WRITTEN REQUEST: Your job is to retype all of the data word for word, leaving every image out.

· · · · · · ·

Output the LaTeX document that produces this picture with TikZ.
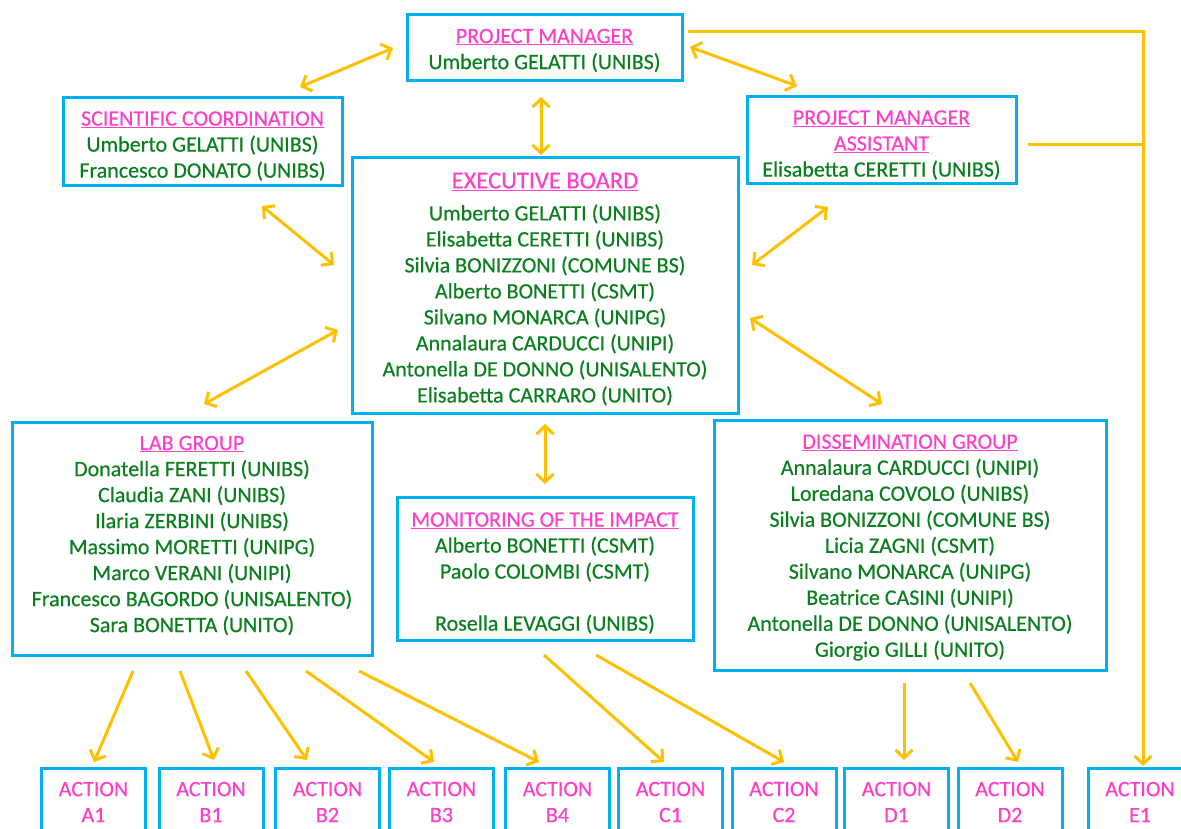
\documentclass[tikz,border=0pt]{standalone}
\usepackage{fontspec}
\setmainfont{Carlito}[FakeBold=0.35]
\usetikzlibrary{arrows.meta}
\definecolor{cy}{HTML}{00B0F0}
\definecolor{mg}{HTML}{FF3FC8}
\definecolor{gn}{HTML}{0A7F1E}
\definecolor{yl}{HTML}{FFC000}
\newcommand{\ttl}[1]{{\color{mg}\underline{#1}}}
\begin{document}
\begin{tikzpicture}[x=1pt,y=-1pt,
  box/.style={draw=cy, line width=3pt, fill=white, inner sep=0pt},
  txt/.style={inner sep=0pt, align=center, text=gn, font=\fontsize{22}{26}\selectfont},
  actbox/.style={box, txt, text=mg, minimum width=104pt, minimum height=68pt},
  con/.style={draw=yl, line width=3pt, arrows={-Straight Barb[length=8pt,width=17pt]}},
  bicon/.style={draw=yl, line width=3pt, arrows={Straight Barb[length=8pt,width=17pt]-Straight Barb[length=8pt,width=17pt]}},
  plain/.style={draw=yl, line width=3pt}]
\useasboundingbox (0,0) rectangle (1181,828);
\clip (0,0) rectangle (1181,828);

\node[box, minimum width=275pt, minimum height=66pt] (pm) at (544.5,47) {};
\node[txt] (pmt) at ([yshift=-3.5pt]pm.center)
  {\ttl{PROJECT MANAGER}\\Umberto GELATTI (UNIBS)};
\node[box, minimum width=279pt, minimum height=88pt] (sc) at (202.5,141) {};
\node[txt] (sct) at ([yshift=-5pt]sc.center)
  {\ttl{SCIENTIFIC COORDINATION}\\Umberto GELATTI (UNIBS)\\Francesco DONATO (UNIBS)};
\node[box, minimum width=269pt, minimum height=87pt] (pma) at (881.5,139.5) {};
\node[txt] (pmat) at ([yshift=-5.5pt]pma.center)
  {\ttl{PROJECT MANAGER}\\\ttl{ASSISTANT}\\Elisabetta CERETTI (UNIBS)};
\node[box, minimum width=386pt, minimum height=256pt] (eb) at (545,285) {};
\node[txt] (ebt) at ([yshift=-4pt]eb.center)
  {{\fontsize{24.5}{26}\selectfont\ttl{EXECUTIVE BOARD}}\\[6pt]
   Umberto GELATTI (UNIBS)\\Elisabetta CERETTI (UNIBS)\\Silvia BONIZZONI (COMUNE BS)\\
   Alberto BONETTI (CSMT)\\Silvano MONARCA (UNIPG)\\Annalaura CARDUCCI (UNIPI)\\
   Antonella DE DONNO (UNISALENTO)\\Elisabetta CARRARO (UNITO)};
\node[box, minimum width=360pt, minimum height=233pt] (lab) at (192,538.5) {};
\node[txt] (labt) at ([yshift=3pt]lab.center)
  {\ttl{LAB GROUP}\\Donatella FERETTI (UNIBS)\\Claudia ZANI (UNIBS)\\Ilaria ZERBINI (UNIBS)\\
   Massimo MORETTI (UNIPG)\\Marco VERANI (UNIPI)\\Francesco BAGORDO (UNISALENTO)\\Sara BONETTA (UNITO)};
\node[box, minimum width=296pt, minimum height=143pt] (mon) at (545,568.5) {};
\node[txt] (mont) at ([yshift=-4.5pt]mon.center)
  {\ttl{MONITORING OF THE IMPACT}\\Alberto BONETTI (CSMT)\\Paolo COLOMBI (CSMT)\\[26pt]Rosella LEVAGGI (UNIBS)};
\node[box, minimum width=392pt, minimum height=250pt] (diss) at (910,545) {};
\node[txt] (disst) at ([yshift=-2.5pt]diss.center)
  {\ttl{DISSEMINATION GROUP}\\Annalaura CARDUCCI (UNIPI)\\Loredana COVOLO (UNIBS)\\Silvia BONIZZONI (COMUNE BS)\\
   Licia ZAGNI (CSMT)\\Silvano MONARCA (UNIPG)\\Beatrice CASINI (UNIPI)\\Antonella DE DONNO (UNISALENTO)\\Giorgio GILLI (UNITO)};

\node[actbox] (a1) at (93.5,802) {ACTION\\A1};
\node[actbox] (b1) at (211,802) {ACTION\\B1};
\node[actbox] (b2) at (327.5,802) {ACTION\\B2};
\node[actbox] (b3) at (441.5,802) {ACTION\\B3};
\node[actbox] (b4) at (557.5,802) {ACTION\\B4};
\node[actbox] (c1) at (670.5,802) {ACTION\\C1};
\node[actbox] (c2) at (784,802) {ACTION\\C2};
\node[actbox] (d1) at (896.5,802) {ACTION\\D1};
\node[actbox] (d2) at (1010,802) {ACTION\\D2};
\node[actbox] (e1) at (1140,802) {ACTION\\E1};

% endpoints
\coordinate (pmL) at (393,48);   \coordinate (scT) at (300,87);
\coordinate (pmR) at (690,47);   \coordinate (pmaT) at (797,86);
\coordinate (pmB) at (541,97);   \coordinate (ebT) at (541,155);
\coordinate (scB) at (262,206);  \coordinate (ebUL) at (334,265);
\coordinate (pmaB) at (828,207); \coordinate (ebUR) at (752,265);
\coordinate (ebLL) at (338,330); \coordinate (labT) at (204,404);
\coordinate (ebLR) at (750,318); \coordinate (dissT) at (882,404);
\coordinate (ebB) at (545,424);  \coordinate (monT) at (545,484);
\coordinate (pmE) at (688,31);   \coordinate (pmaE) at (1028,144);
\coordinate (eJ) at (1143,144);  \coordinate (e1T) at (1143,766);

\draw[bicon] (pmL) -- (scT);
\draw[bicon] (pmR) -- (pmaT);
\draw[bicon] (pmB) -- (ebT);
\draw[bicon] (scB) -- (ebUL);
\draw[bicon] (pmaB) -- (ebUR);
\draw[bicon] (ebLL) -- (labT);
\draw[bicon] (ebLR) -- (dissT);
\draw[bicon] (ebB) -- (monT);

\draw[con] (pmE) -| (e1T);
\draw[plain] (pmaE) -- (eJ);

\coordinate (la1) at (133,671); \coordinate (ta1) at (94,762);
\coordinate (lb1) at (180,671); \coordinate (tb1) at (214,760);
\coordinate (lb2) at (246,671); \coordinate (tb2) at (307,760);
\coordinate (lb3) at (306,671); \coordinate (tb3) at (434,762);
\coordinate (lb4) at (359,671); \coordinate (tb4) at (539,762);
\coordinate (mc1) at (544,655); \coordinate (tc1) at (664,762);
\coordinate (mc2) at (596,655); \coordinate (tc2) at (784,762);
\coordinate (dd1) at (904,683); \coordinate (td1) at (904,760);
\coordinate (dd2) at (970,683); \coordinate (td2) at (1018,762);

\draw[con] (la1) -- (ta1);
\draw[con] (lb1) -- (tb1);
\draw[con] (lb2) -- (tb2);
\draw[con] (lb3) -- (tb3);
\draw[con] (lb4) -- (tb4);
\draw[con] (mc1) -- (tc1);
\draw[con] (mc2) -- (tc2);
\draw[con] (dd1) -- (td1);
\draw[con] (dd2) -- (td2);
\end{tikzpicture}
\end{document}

· · · · · · ·

REPLY TO THE TASK:
Output the LaTeX document that produces this picture with TikZ.
\documentclass[tikz,border=0pt]{standalone}
\usepackage{fontspec}
\setmainfont{Carlito}[FakeBold=0.35]
\usetikzlibrary{arrows.meta}
\definecolor{cy}{HTML}{00B0F0}
\definecolor{mg}{HTML}{FF3FC8}
\definecolor{gn}{HTML}{0A7F1E}
\definecolor{yl}{HTML}{FFC000}
\newcommand{\ttl}[1]{{\color{mg}\underline{#1}}}
\begin{document}
\begin{tikzpicture}[x=1pt,y=-1pt,
  box/.style={draw=cy, line width=3pt, fill=white, inner sep=0pt},
  txt/.style={inner sep=0pt, align=center, text=gn, font=\fontsize{22}{26}\selectfont},
  actbox/.style={box, txt, text=mg, minimum width=104pt, minimum height=68pt},
  con/.style={draw=yl, line width=3pt, arrows={-Straight Barb[length=8pt,width=17pt]}},
  bicon/.style={draw=yl, line width=3pt, arrows={Straight Barb[length=8pt,width=17pt]-Straight Barb[length=8pt,width=17pt]}},
  plain/.style={draw=yl, line width=3pt}]
\useasboundingbox (0,0) rectangle (1181,828);
\clip (0,0) rectangle (1181,828);

\node[box, minimum width=275pt, minimum height=66pt] (pm) at (544.5,47) {};
\node[txt] (pmt) at ([yshift=-3.5pt]pm.center)
  {\ttl{PROJECT MANAGER}\\Umberto GELATTI (UNIBS)};
\node[box, minimum width=279pt, minimum height=88pt] (sc) at (202.5,141) {};
\node[txt] (sct) at ([yshift=-5pt]sc.center)
  {\ttl{SCIENTIFIC COORDINATION}\\Umberto GELATTI (UNIBS)\\Francesco DONATO (UNIBS)};
\node[box, minimum width=269pt, minimum height=87pt] (pma) at (881.5,139.5) {};
\node[txt] (pmat) at ([yshift=-5.5pt]pma.center)
  {\ttl{PROJECT MANAGER}\\\ttl{ASSISTANT}\\Elisabetta CERETTI (UNIBS)};
\node[box, minimum width=386pt, minimum height=256pt] (eb) at (545,285) {};
\node[txt] (ebt) at ([yshift=-4pt]eb.center)
  {{\fontsize{24.5}{26}\selectfont\ttl{EXECUTIVE BOARD}}\\[6pt]
   Umberto GELATTI (UNIBS)\\Elisabetta CERETTI (UNIBS)\\Silvia BONIZZONI (COMUNE BS)\\
   Alberto BONETTI (CSMT)\\Silvano MONARCA (UNIPG)\\Annalaura CARDUCCI (UNIPI)\\
   Antonella DE DONNO (UNISALENTO)\\Elisabetta CARRARO (UNITO)};
\node[box, minimum width=360pt, minimum height=233pt] (lab) at (192,538.5) {};
\node[txt] (labt) at ([yshift=3pt]lab.center)
  {\ttl{LAB GROUP}\\Donatella FERETTI (UNIBS)\\Claudia ZANI (UNIBS)\\Ilaria ZERBINI (UNIBS)\\
   Massimo MORETTI (UNIPG)\\Marco VERANI (UNIPI)\\Francesco BAGORDO (UNISALENTO)\\Sara BONETTA (UNITO)};
\node[box, minimum width=296pt, minimum height=143pt] (mon) at (545,568.5) {};
\node[txt] (mont) at ([yshift=-4.5pt]mon.center)
  {\ttl{MONITORING OF THE IMPACT}\\Alberto BONETTI (CSMT)\\Paolo COLOMBI (CSMT)\\[26pt]Rosella LEVAGGI (UNIBS)};
\node[box, minimum width=392pt, minimum height=250pt] (diss) at (910,545) {};
\node[txt] (disst) at ([yshift=-2.5pt]diss.center)
  {\ttl{DISSEMINATION GROUP}\\Annalaura CARDUCCI (UNIPI)\\Loredana COVOLO (UNIBS)\\Silvia BONIZZONI (COMUNE BS)\\
   Licia ZAGNI (CSMT)\\Silvano MONARCA (UNIPG)\\Beatrice CASINI (UNIPI)\\Antonella DE DONNO (UNISALENTO)\\Giorgio GILLI (UNITO)};

\node[actbox] (a1) at (93.5,802) {ACTION\\A1};
\node[actbox] (b1) at (211,802) {ACTION\\B1};
\node[actbox] (b2) at (327.5,802) {ACTION\\B2};
\node[actbox] (b3) at (441.5,802) {ACTION\\B3};
\node[actbox] (b4) at (557.5,802) {ACTION\\B4};
\node[actbox] (c1) at (670.5,802) {ACTION\\C1};
\node[actbox] (c2) at (784,802) {ACTION\\C2};
\node[actbox] (d1) at (896.5,802) {ACTION\\D1};
\node[actbox] (d2) at (1010,802) {ACTION\\D2};
\node[actbox] (e1) at (1140,802) {ACTION\\E1};

% endpoints
\coordinate (pmL) at (393,48);   \coordinate (scT) at (300,87);
\coordinate (pmR) at (690,47);   \coordinate (pmaT) at (797,86);
\coordinate (pmB) at (541,97);   \coordinate (ebT) at (541,155);
\coordinate (scB) at (262,206);  \coordinate (ebUL) at (334,265);
\coordinate (pmaB) at (828,207); \coordinate (ebUR) at (752,265);
\coordinate (ebLL) at (338,330); \coordinate (labT) at (204,404);
\coordinate (ebLR) at (750,318); \coordinate (dissT) at (882,404);
\coordinate (ebB) at (545,424);  \coordinate (monT) at (545,484);
\coordinate (pmE) at (688,31);   \coordinate (pmaE) at (1028,144);
\coordinate (eJ) at (1143,144);  \coordinate (e1T) at (1143,766);

\draw[bicon] (pmL) -- (scT);
\draw[bicon] (pmR) -- (pmaT);
\draw[bicon] (pmB) -- (ebT);
\draw[bicon] (scB) -- (ebUL);
\draw[bicon] (pmaB) -- (ebUR);
\draw[bicon] (ebLL) -- (labT);
\draw[bicon] (ebLR) -- (dissT);
\draw[bicon] (ebB) -- (monT);

\draw[con] (pmE) -| (e1T);
\draw[plain] (pmaE) -- (eJ);

\coordinate (la1) at (133,671); \coordinate (ta1) at (94,762);
\coordinate (lb1) at (180,671); \coordinate (tb1) at (214,760);
\coordinate (lb2) at (246,671); \coordinate (tb2) at (307,760);
\coordinate (lb3) at (306,671); \coordinate (tb3) at (434,762);
\coordinate (lb4) at (359,671); \coordinate (tb4) at (539,762);
\coordinate (mc1) at (544,655); \coordinate (tc1) at (664,762);
\coordinate (mc2) at (596,655); \coordinate (tc2) at (784,762);
\coordinate (dd1) at (904,683); \coordinate (td1) at (904,760);
\coordinate (dd2) at (970,683); \coordinate (td2) at (1018,762);

\draw[con] (la1) -- (ta1);
\draw[con] (lb1) -- (tb1);
\draw[con] (lb2) -- (tb2);
\draw[con] (lb3) -- (tb3);
\draw[con] (lb4) -- (tb4);
\draw[con] (mc1) -- (tc1);
\draw[con] (mc2) -- (tc2);
\draw[con] (dd1) -- (td1);
\draw[con] (dd2) -- (td2);
\end{tikzpicture}
\end{document}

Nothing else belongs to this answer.